Balinese texts, realised in a dynamic spatial/temporal context, are complex
meaning bearing systems which are very much tied up with a sensual poetics,
a notion of meaning directly connected with the dynamics of the performance
of ritual acts. Although the texts are 'written' in that they are recorded
on palm-leaf manuscripts, the Balinese culture itself can certainly not
be defined as being 'radically literate' as we could view our own culture
because of the varying contexts in which the texts are used. Gender
Wayang performance, certainly the most important vehicle for the perpetuation
of Balinese culture, is in a continuous state of inscription and reinscription
of these texts into the present.
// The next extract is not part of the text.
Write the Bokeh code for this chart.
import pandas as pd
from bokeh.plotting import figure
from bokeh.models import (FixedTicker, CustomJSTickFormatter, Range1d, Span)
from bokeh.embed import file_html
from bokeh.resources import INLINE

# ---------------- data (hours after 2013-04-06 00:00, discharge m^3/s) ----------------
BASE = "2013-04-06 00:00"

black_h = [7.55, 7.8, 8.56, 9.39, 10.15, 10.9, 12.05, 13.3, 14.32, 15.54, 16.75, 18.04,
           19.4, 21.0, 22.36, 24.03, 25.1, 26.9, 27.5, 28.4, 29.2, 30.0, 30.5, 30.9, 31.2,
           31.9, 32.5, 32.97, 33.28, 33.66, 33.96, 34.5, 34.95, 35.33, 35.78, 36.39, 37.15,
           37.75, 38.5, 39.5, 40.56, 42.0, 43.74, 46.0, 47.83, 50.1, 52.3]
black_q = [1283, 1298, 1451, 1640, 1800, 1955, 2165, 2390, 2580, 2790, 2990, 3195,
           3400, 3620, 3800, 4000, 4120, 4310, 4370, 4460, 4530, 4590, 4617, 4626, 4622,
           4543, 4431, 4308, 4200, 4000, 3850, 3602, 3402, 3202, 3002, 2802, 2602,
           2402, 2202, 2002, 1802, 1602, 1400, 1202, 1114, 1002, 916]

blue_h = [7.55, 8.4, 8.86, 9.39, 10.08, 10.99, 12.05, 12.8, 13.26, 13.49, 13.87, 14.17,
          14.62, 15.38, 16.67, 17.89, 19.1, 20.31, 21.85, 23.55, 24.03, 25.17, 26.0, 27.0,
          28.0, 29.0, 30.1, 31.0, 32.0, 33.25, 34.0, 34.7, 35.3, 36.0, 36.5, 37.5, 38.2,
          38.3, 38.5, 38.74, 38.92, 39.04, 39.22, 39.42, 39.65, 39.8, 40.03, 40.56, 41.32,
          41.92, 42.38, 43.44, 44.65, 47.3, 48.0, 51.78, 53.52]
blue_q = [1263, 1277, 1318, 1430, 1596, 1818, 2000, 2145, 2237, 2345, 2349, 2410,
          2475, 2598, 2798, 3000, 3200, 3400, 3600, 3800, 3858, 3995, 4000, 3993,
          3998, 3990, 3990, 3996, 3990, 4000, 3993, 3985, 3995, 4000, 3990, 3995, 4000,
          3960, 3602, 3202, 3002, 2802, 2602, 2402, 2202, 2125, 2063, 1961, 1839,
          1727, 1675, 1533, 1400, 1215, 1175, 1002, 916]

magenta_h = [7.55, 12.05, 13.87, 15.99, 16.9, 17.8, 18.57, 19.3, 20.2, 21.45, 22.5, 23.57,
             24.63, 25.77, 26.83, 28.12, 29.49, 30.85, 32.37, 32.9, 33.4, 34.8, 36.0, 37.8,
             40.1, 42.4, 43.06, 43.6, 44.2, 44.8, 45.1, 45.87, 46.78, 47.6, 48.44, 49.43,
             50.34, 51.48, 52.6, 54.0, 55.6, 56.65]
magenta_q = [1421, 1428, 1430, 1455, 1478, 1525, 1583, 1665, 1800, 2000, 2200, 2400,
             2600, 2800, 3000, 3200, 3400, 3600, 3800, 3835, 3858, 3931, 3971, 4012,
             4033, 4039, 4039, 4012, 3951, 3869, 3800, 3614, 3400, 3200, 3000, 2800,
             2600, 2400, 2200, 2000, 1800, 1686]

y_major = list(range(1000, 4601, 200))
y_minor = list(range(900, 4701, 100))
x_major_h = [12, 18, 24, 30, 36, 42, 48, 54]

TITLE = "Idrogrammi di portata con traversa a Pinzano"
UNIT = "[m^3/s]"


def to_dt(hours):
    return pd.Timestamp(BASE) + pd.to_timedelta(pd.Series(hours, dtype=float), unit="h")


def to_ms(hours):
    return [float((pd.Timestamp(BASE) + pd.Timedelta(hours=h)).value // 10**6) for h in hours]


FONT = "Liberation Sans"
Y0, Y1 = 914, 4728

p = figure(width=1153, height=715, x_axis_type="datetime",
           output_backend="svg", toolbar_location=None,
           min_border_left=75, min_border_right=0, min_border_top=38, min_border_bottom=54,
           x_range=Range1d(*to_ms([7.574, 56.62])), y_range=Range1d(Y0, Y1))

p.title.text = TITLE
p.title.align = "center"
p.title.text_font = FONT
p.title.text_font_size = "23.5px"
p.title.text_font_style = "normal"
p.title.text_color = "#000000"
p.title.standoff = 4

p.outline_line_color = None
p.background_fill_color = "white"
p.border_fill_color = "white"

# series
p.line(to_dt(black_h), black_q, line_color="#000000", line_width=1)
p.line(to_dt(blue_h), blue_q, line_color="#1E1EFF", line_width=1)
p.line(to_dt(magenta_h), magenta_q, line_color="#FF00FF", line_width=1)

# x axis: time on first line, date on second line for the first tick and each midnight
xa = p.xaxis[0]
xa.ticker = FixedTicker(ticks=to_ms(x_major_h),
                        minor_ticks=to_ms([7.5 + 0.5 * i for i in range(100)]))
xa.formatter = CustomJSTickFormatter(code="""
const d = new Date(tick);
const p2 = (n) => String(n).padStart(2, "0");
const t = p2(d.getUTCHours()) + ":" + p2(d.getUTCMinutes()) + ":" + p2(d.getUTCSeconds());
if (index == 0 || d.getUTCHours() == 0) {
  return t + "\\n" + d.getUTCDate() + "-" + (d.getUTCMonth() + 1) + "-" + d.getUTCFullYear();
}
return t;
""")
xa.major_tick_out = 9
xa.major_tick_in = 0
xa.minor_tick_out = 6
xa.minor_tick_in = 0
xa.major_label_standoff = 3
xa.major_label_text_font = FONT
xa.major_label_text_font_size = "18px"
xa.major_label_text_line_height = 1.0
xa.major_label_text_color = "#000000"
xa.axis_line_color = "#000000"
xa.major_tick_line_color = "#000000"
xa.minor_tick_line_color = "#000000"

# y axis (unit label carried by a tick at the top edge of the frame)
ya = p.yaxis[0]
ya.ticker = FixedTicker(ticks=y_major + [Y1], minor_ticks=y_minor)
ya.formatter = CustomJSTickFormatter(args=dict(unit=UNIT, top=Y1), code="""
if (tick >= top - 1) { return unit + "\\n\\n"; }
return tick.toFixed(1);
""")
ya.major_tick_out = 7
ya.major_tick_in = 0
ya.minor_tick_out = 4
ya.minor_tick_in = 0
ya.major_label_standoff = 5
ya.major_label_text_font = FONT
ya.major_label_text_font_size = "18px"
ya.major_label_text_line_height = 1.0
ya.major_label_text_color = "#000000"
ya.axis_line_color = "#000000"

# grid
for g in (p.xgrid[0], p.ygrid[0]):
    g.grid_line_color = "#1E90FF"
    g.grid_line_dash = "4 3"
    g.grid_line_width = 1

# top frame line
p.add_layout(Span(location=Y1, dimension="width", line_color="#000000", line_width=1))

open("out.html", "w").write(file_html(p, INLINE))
The factor which makes these texts so
much part of the present is the multi-medial performance forms adopted.
Firstly we can refer to the musical nature of the texts, but secondly
to the indexical function of the music, which literally directs the attention
of the gods and the audience to the performance, making it very much a
part of the presence of the present, an organic nowness implicit in musical
performance, making it tangible and sensuous. If texts are the tools we
use to explore that space which exists in the dark area beyond the
stage of our human performance, as Kersenboom might say, then music
is the closest we may get to reaching that ineffable extreme, an area
unaccountable for in other communication systems but necessary for our
understanding of the organic nature of our existence as beings alive on
the world at this moment. I would like to end this paper by referring
to a particularly interesting quotation from a major work by Lansing,
one which refers to this element of our musical experience of the world:
"Music is never merely ornamental, it is an integral part of the process
by which the boundaries between the words are made permeable. The sounds
of powerful words are mingled with the flow of music, which has the power
to shape and bend time itself, in the minds of the hearers. The flow of
sounds creates a tempo, a perceived rhythm of time. Thus as the texts
are sounded, performers and even members of the audience are caught up
in the flow, experiencing sounds to which they fit their movements, their
thoughts, and ultimately, perhaps, their whole perception. Obviously this
is not only a Balinese phenomenon; it is the common human experience of
music" (Lansing, 1983: 88-89).
[1] These notes were taken from Lectures given by Dr. Saskia Kersenboom
in the 1995-1996 academic year at the University of Amsterdam: The
Multi-Medial Text .
[2] ibid.
[3] ibid.
[4] The unconscious logic of social practice, or the epistemological foundation
for textual acts, see Bourdieu 1990.